Suatu hari, saya akan terbang bersamanya, saya bilang pesawat sudah siap tetapi karena ada mur (baut) yang sudah longgar maka akan dikencangkan teknisi sebentar. beliau malah balik bertanya dengan keras “apa katamu?”, lalu menendang tulang kering saya dengan ujung sepatu tentaranya. Tiga kali ditanya, tiga kali pula tulang kering saya ditendang. Orang-orang disekeliling tidak bisa berbuat apa-apa, ada yang menatap saya karena kasihan tetapi juga banyak yang menahan tawa, karena ”mur” itu ternyata adalah nama panggilan Bapak instruktur “Moer”. Saat itu, saya ingin sekali membalasnya, saya merasa kesabaran sudah habis, harga diri diinjak-injak padahal tidak jelas apa kesalahannya. Namun, saya mengingat pesan orang tua bahwa selulus dari pendidikan, saya adalah tulang punggung keluarga, maka saya urungkanlah niat untuk menentangnya. 

Menjelang waktu asar, saya pulang ke asrama, langsung mandi dan sholat Asar. Saya bertanya pada Allah, “ya Allah…, apa seperti ini jalan yang harus dihadapi? padahal saya sudah berusaha dengan baik dengan cara yang sesuai dengan sunnah-Mu. Kini saya teraniaya oleh seseorang, tapi saya tidak ingin mendoakan keburukan untuknya. Saya hanya ingin beliau menyadari kesalahannya. Ya Allah, bila saya benar, apa yang harus dilakukan?” Seusai salat saya lanjutkan dengan dzikir dan membaca Alquran hingga menjelang maghrib. Saya terus berpikir apa yang harus dilakukan, berulang kali saya berdoa dan membaca ayat 80 surat al-Isra, dan ditengah kepasrahan itulah tiba-tiba mendapat inspirasi buat apa takut…! yang pantas ditakuti hanya Allah. 

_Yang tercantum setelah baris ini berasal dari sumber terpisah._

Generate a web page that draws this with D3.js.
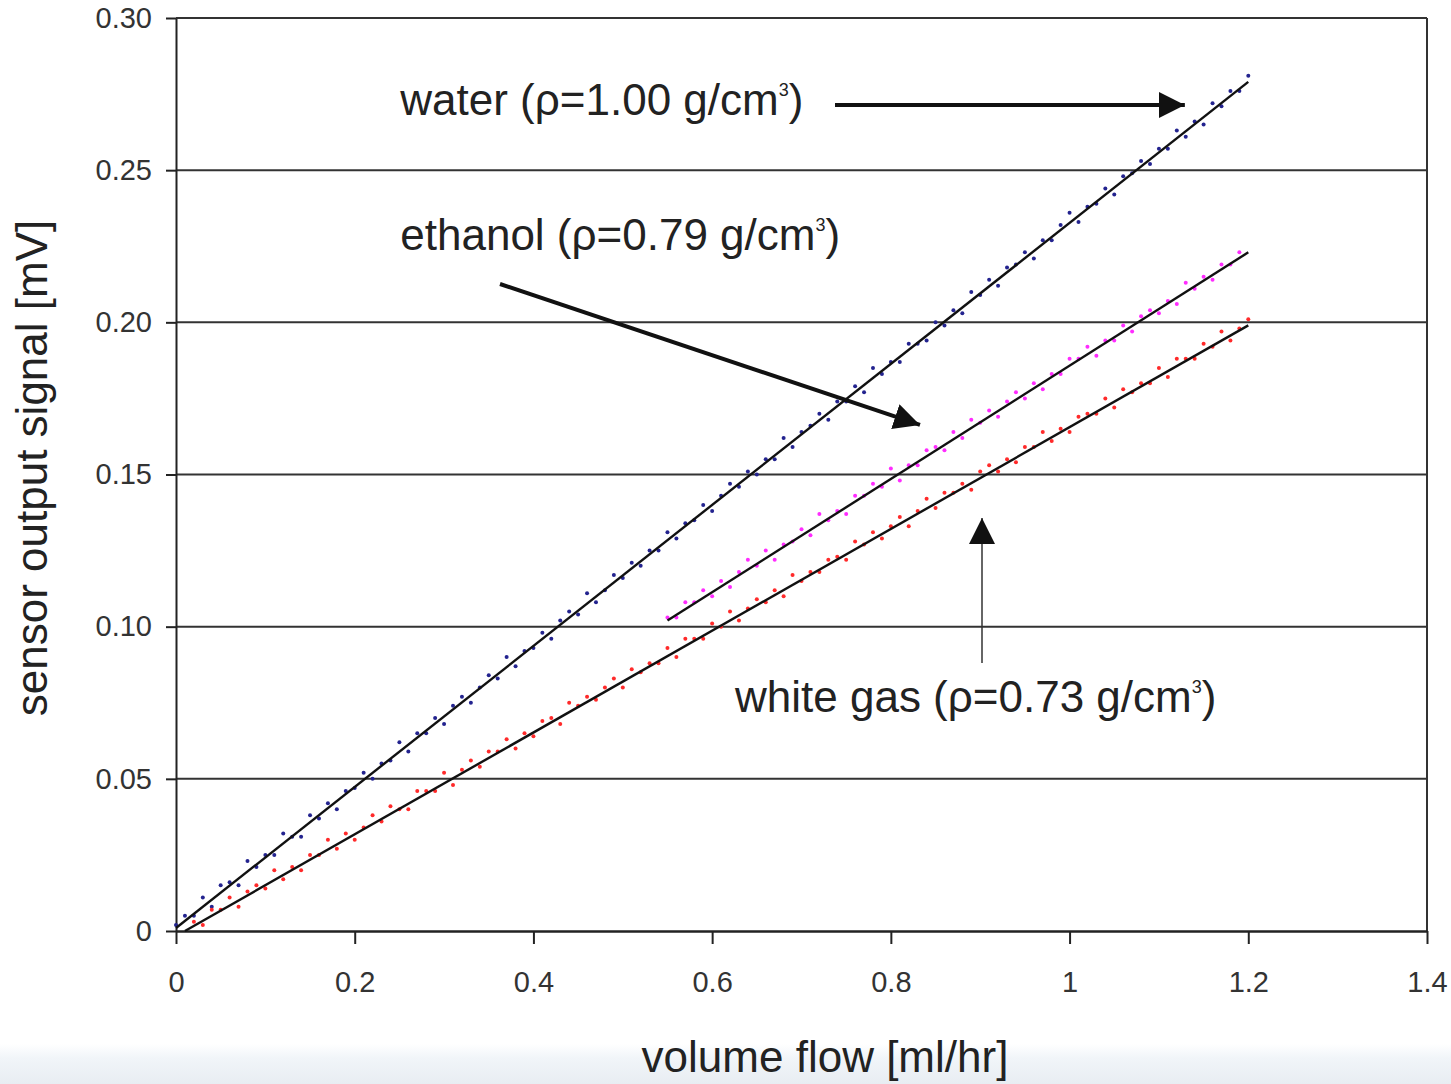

Seusai menunaikan sholat sunnah ba’da isya, saya meminta tolong pada teman-teman di asrama untuk menjaga barang-barang saya. Saya akan pergi ke rumah Bapak instruktur, kalau selamat maka saya bisa pulang, tapi kalau terjadi sesuatu maka saya minta tolong agar barang-barang saya dijaga. Teman-teman heboh semua tetapi akhirnya mereka mendoakan saya. 

Saya melangkah tenang ke rumahnya, sesampainya di rumah Bapak instruktur, istrinya yang keluar menyambut. Istrinya bercerita, sejak pulang ke rumah, menjelang magrib, suaminya tidak bisa bangun, badannya panas menggigil, lemas, dan tidak bisa berbuat apa-apa. Dalam hati, saya berbisik, “Ya Allah, apa yang terjadi?” saya putuskan untuk menunggunya dan duduk di ruang tamu hingga hampir tiga puluh menit. Ketika itu pula saya merenung, satu pelajaran lagi menyelinap dalam hati, bisakah kita memaafkan orang yang telah menganiaya kita sedemikian berat, manakala ia dalam kondisi tak berdaya?.

Setelah tiga puluh menit Bapak instruktur kemudian keluar dan badannya dibungkus jaket tebal berwarna biru. beliau duduk di hadapan saya, namun sama sekali tidak mengangkat wajahnya, dan sepi menjeda di antara kami. Saya akhirnya membuka pembicaraan dan menjelaskan maksud kedatangan saya. Pertama-tama saya meminta maaf bila selama masa pendidikan, banyak berbuat kesalahan. Saya juga mengucapkan terima kasih atas bimbingannya selama ini, yang sebelumnya tidak mengerti apa-apa tentang terbang dan kini sudah bisa menerbangkan pesawat. Namun bila dinilai tidak mampu, saya ingin ganti instruktur untuk membuktikan apakah saya memang benar-benar tidak mampu. Bila diizinkan, besok saya akan mencari instruktur pengganti. 

Tidak ada tanggapan yang keluar dari mulut beliau. Beberapa saat, hening kembali menjeda, akhirnya Bapak instruktur bicara, “sudahlah kita lupakan saja peristiwa yang lalu.” Saya terkejut mendengar jawabannya. Saya bertanya, apa maksudnya? Beliau kembali menjawab, “iya, kita lupakan saja yang sudah lalu, besok kita kembali terbang.” Saya kembali menanyakan apa maksudnya sampai tiga kali, dia pun menjawab dengan jawaban yang sama. Akhirnya saya pikir mungkin itu keputusan yang terbaik dan saya pun pamit mohon diri. 

Dua hingga tiga hari berikutnya Bapak instruktur masih sakit. Setelah beliau pulih, saya kembali terbang dengannya, namun sejak hari itu sikapnya berbeda. beliau hanya diam dan sesekali memberikan arahan, tanpa menatap wajah saya, bahkan dia tidak menyentuh saya sedikitpun, hingga akhir pendidikan.